Agosto. Roma. Cortile. Ultime raccomandazioni: «Celeste sembra piccolo ma è già cresciuto e da qualche giorno sale pure sui tetti!». Celeste, certe volte, fa tardi la sera.
Sui tetti? Porcomondo ho paura! «senti ti ho detto che LUI sale sui tetti, non devi salirci tu, sta’ tranquilla». Se non fosse per certe risposte di mia sorella starei ancora a ciucciarmi il calzino.
Celeste e io.
Ci guardiamo.
Lui sembra uno di mondo e mi fa sentire la piccola fiammiferaia ma poi si fa buono e si avvicina. I patti sembrano chiari. Lo fisso: sia chiaro, tu andrai a farti le passeggiate ma non dovrà mai passare più di un’ora senza che io abbia tue notizie, tu non devi perderti perché io non so dove cercarti e poi se ti perdi mia sorella mia ammazza. Hai capito? Mi ammazza; fine, non potrò più trascinarmi e logorarmi al meglio perché sarò morta. Ammazzata. 
Il pensiero non lo turba, ma sta ai patti, perché lui è un gatto e i gatti sanno sempre come trattare. 
È lui che detta i ritmi di sonno e veglia, ma un mattino lo frego e mi alzo prima del suo risveglio e gli porto la colazione a letto. Apprezza, sembra tenero come un bambino di un anno ma varcata lo soglia di casa si fa adulto, burbero e scocciato.
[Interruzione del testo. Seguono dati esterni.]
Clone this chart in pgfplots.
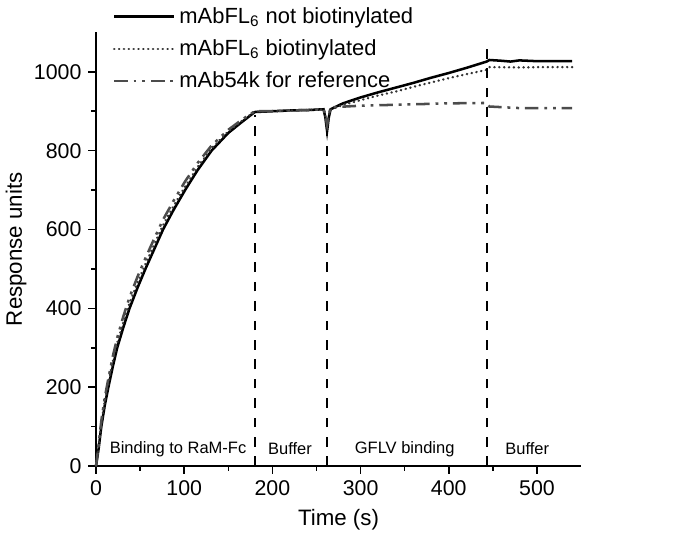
\documentclass[border=0pt]{standalone}
\usepackage{pgfplots}
\pgfplotsset{compat=1.18}
\usepackage{fontspec}
\setmainfont{Liberation Sans}
\begin{document}
\begin{tikzpicture}
\begin{axis}[
  scale only axis, width=250pt, height=223.5pt,
  xmin=0, xmax=550, ymin=0, ymax=1100,
  axis x line=bottom, axis y line=left,
  axis line style={-, line width=0.8pt},
  xtick={0,100,...,500}, ytick={0,200,...,1000},
  minor x tick num=1, minor y tick num=1,
  tick align=outside, major tick length=4pt, minor tick length=2.5pt,
  tick style={black, line width=0.8pt},
  /pgf/number format/assume math mode=true,
  /pgf/number format/1000 sep={},
  ticklabel style={font=\fontsize{11}{12}\selectfont},
  xlabel={Time (s)}, ylabel={Response units},
  label style={font=\fontsize{11.5}{13}\selectfont},
  ylabel style={at={(axis description cs:-0.165,0.5)}, anchor=center},
  legend style={draw=none, fill=none, at={(0.034,1.068)}, anchor=north west,
    font=\fontsize{11.3}{13}\selectfont, row sep=2.9pt, inner sep=0pt},
  legend cell align=left,
  legend image code/.code={\draw[#1] (0pt,0pt) -- (31pt,0pt);},
  clip=false,
]
\addplot[black, line width=1.3pt] coordinates {
(0,0) (3,45) (6,100) (10,155) (14,200) (19,252) (24,300) (31,352) (38,400)
(47,452) (56,500) (66,550) (76,600) (88,650) (101,700) (115,750) (131,800)
(150,845) (165,872) (180,898) (200,900) (220,902) (240,903) (258,905)
(260,885) (262,850) (264,885) (266,905) (280,920) (300,935) (320,948)
(340,960) (360,972) (380,985) (400,997) (420,1010) (443,1026) (446,1030)
(460,1028) (470,1026) (480,1029) (500,1027) (520,1027) (540,1027)};
\addlegendentry{mAbFL\textsubscript{6} not biotinylated}
\addplot[black!80, line width=1.3pt, line cap=round, dash pattern=on 0.1pt off 2.4pt] coordinates {
(0,0) (3,50) (6,108) (10,165) (14,212) (19,265) (24,312) (31,365) (38,413)
(47,465) (56,512) (66,562) (76,611) (88,660) (101,709) (115,758) (131,806)
(150,849) (165,875) (180,899) (200,900) (220,902) (240,903) (258,905)
(260,890) (262,860) (264,890) (266,904) (280,916) (300,928) (320,940)
(340,950) (360,962) (380,973) (400,984) (420,994) (443,1005) (446,1012)
(480,1011) (510,1012) (540,1012)};
\addlegendentry{mAbFL\textsubscript{6} biotinylated}
\addplot[black!70, line width=1.3pt, dash pattern=on 7pt off 3pt on 1.5pt off 3pt on 1.5pt off 3pt] coordinates {
(0,0) (3,55) (6,115) (10,175) (14,222) (19,278) (24,325) (31,380) (38,428)
(47,480) (56,527) (66,577) (76,625) (88,673) (101,722) (115,768) (131,813)
(150,853) (165,878) (180,900) (200,900) (220,902) (240,903) (258,905)
(260,892) (262,865) (264,892) (266,910) (300,914) (350,917) (400,920)
(443,921) (446,912) (480,908) (510,908) (540,908)};
\addlegendentry{mAb54k for reference}
\addplot[black, line width=0.9pt, dash pattern=on 5pt off 5pt, forget plot] coordinates {(180,0) (180,890)};
\addplot[black, line width=0.9pt, dash pattern=on 5pt off 5pt, forget plot] coordinates {(262,0) (262,850)};
\addplot[black, line width=0.9pt, dash pattern=on 5pt off 5pt, forget plot] coordinates {(443,0) (443,1080)};
\node[font=\fontsize{8.5}{10}\selectfont] at (axis cs:93,43) {Binding to RaM-Fc};
\node[font=\fontsize{8.5}{10}\selectfont] at (axis cs:220,43) {Buffer};
\node[font=\fontsize{8.5}{10}\selectfont] at (axis cs:350,43) {GFLV binding};
\node[font=\fontsize{8.5}{10}\selectfont] at (axis cs:489,43) {Buffer};
\end{axis}
\pgfresetboundingbox
\path (current axis.south west) ++(-49.5pt,-41.2pt) rectangle ++(350.5pt,281.4pt);
\end{tikzpicture}
\end{document}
Si volta sempre prima di andar via e quando rincasa mi guarda come si guardano gli essere incompiuti, mi fissa e pensa: «questa è scema, questa me l’hanno mandata per aprirmi e chiudermi la porta di casa perché non si fidano ancora di lasciarmi le chiavi e per ricordarmi che gli esseri umani sono dei rompicoglioni pieni di paura e senza pelo e senza nemmeno una coda»
I giorni scorrono veloci, non si è mai soli da soli con un gatto in casa. Fa pure le fusa. È amore, amore che dura tra i 57 e i 120 secondi. 
La mia missione da cat sitter volge al termine e sto già in fase sindrome di abbandono. Ho radunato le mie cose vicino la porta d’ingresso ed ho in testa  il pensiero se salutare o no Celeste. Non sopporto i finali. E poi lui che ne sa che è finita? 
il cancello è socchiuso, Celeste rincasa e appoggia vicino ai miei piedi una lucertola. Sui miei piedi. Mi guarda fiero e indifferente. 
AAA cercasi fierezza e indifferenza per reggere lo sguardo di un gatto, astenersi lucertole e perditempo.